* Begin Records to process *

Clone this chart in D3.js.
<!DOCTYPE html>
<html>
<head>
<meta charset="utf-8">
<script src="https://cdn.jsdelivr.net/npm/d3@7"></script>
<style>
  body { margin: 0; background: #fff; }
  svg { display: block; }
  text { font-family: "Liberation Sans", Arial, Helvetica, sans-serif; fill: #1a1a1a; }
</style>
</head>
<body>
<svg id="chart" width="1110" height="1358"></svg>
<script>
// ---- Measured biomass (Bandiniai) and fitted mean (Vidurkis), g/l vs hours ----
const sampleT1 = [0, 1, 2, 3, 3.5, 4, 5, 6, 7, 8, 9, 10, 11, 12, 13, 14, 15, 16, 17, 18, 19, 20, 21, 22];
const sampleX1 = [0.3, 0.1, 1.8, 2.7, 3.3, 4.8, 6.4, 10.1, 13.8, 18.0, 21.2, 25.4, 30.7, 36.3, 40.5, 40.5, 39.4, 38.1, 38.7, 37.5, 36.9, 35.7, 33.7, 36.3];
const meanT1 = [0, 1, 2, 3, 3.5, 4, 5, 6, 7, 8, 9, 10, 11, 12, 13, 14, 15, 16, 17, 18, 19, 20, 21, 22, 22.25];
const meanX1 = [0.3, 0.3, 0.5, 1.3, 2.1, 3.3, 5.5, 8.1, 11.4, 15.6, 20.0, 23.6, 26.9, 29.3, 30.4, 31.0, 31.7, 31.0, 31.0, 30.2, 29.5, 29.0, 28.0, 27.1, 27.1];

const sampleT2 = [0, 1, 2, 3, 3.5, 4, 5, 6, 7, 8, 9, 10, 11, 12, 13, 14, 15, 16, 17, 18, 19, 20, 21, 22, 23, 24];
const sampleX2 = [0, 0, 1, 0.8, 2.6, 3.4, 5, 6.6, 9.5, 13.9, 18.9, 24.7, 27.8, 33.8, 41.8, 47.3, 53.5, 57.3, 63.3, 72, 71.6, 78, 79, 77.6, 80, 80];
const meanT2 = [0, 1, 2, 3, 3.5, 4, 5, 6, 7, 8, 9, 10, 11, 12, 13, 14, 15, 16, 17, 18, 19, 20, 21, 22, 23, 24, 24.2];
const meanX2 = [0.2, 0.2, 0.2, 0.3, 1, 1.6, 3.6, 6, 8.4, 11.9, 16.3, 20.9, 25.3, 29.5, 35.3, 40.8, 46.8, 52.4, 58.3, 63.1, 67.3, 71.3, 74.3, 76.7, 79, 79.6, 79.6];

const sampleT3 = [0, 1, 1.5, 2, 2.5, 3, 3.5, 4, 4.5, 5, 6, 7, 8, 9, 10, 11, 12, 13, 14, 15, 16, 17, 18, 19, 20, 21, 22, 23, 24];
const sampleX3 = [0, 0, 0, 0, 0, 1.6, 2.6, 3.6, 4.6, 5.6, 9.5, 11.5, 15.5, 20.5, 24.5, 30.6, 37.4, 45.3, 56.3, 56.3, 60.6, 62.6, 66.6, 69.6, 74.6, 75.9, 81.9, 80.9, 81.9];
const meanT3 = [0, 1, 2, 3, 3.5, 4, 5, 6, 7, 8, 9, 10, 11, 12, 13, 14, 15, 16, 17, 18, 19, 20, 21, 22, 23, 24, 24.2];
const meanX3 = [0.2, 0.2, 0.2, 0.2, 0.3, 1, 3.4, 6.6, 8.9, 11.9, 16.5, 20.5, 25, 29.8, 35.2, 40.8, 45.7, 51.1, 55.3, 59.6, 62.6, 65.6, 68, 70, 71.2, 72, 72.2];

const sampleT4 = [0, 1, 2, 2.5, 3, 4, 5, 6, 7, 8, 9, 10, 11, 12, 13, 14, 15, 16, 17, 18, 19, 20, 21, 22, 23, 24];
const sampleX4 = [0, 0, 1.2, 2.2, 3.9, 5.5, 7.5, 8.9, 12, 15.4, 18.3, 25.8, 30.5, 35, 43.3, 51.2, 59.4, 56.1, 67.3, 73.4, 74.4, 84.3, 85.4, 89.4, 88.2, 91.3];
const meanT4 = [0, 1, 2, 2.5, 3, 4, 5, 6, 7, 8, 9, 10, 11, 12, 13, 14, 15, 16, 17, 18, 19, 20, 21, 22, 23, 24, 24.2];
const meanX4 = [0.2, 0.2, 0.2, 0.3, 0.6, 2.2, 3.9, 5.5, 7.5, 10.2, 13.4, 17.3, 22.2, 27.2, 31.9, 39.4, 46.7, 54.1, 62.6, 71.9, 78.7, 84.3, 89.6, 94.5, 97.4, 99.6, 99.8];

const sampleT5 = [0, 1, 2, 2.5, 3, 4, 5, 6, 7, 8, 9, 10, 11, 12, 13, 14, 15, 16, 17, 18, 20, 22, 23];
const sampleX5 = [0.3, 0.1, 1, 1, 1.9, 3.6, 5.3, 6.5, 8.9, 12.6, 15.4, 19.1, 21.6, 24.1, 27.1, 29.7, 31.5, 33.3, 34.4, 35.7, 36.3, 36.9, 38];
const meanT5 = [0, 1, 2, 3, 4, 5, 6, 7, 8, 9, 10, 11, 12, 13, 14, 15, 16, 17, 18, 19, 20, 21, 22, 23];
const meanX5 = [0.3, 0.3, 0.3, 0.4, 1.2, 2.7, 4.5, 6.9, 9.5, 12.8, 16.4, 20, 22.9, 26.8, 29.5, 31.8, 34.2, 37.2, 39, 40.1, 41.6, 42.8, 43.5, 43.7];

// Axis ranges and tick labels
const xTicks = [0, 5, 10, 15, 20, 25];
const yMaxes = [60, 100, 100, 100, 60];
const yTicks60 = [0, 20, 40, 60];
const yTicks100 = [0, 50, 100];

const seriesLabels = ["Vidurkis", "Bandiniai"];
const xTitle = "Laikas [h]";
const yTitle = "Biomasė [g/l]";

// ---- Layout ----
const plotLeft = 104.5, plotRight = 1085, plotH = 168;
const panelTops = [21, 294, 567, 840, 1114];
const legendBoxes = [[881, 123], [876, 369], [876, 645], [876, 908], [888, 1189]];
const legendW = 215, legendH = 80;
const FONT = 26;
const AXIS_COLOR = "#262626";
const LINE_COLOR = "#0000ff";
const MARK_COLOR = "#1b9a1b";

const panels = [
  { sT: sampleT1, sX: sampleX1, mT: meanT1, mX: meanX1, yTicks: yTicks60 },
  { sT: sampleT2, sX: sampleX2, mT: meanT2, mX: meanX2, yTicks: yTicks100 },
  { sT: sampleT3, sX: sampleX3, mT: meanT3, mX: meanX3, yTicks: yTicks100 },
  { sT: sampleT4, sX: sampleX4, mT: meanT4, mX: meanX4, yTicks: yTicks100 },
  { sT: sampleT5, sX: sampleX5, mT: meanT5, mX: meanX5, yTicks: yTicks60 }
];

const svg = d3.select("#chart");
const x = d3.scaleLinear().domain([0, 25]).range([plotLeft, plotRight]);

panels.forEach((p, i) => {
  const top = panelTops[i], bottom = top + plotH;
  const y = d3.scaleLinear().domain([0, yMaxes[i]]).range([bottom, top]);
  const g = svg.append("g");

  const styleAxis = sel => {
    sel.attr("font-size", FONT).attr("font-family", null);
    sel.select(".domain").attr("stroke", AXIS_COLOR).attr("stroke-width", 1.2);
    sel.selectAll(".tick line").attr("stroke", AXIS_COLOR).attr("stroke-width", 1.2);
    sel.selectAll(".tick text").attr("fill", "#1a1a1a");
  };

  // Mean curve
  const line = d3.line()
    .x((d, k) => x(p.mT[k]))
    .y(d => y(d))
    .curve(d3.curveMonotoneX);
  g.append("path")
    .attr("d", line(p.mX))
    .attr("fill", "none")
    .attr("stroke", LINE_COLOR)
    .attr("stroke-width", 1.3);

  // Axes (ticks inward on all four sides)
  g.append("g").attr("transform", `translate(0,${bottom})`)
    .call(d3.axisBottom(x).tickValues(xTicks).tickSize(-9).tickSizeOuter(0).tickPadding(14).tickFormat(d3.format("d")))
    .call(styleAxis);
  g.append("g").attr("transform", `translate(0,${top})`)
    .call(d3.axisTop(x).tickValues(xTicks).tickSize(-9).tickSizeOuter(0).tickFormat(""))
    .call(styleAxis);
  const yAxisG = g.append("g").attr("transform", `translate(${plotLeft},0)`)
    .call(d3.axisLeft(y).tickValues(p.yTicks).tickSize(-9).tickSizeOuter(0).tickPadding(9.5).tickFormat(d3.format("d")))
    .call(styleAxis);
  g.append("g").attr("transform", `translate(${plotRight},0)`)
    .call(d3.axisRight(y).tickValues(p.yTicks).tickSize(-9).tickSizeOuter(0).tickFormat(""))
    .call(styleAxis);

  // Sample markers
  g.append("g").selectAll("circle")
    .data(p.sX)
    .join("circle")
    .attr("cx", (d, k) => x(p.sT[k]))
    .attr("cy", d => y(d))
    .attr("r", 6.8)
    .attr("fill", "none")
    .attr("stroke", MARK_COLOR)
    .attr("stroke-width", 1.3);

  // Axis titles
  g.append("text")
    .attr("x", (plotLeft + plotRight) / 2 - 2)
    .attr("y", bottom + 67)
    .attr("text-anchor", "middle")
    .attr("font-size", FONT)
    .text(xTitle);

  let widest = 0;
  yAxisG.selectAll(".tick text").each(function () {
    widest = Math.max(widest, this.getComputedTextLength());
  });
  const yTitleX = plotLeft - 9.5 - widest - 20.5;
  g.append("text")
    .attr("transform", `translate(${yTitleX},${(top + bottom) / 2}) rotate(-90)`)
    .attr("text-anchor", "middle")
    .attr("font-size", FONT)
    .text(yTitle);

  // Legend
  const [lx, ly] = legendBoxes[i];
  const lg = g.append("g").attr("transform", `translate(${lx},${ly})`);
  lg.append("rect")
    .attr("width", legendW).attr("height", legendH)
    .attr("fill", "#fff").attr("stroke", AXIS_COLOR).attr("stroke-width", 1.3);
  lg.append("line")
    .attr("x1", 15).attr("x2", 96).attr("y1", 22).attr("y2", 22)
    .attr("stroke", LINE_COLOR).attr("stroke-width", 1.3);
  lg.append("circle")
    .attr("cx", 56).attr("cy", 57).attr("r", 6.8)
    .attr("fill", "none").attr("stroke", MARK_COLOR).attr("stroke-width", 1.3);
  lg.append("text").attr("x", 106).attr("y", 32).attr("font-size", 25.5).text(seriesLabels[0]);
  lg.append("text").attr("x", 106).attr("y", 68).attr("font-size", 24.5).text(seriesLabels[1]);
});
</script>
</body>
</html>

* End Records to process *
* Begin Records to process *

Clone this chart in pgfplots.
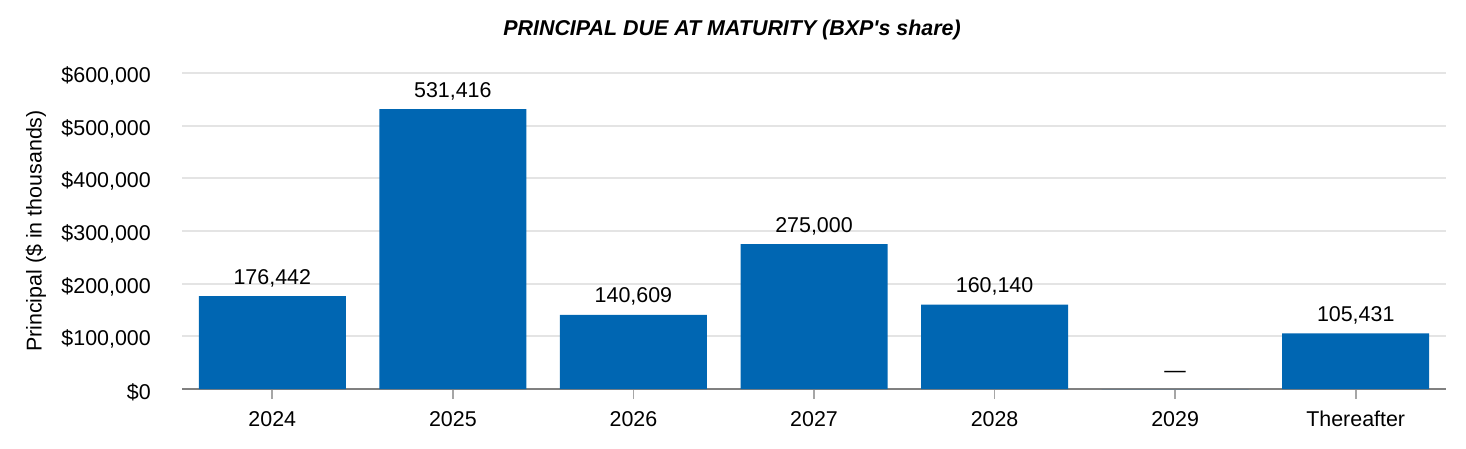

* End Records to process *

Extract all lines of the records above that include "Clone".

Clone this chart in D3.js.
Clone this chart in pgfplots.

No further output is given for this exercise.